Chartreuse Dior dress of Nicole Kidman
- Designer: John Galliano for Dior
- Year: 1997
- Type: Chartreuse dress

= Chartreuse Dior dress of Nicole Kidman =

Dress worn by Nicole Kidman in 1997

Australian actress Nicole Kidman wore a chartreuse Chinoiserie Dior dress to the 69th Academy Awards on March 24, 1997. The dress was designed by John Galliano.

W magazine stated that the dress was "a landmark moment for both designer and wearer: Galliano had just been appointed creative director of Dior the previous fall, and Kidman's Oscars appearance signaled his arrival as a potent new force on the red carpet".

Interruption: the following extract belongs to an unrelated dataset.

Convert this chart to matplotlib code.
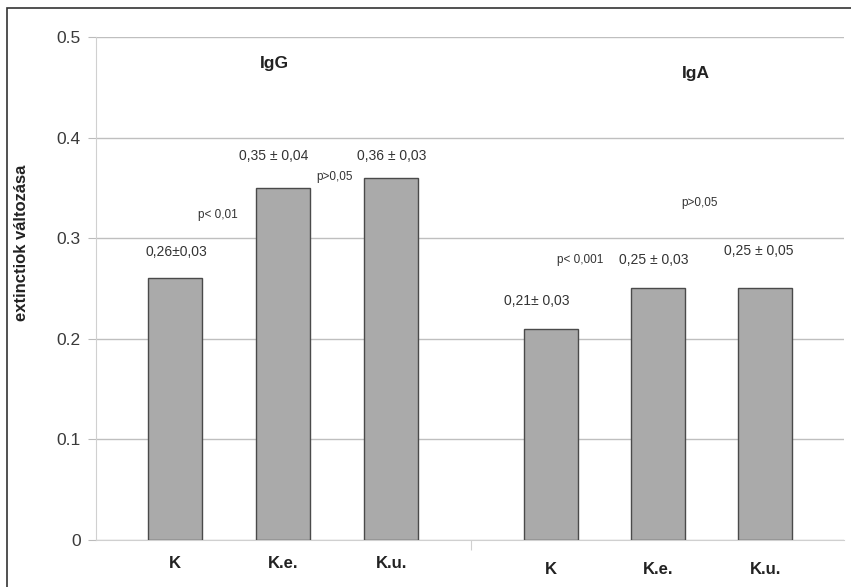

The Daily Telegraph included the dress on their list of "the most memorable Oscars red carpet dresses of all time" and said the dress "changed the course of red carpet fashion". The Smithsonian Institution called it one of the most influential Oscar dresses of all time.

Melissa Rivers, who covered the Oscars for E! that year, called it "the first true couture dress on the red carpet". Joan Rivers, also covering the event, said the colour of the dress was ugly and mimed retching noises. W magazine called the dress a "flawless, devastating silk gown in iridescent chartreuse that immediately appalled Joan Rivers and upstaged Tom Cruise." Women's Wear Daily executive Bridget Foley told Vanity Fair that Joan Rivers' comment changed the red carpet, "I mark that observation as a turning point. A sad turning point away from anything remotely fashion-y and interesting toward the melting pot of mundane we see today on the red carpet."

Writing in 2003 for Vogue, Sally Singer described the dress as "the first time anybody had worn haute couture to the Oscars with real conviction." Kidman told her that the dress was still her favorite red carpet piece.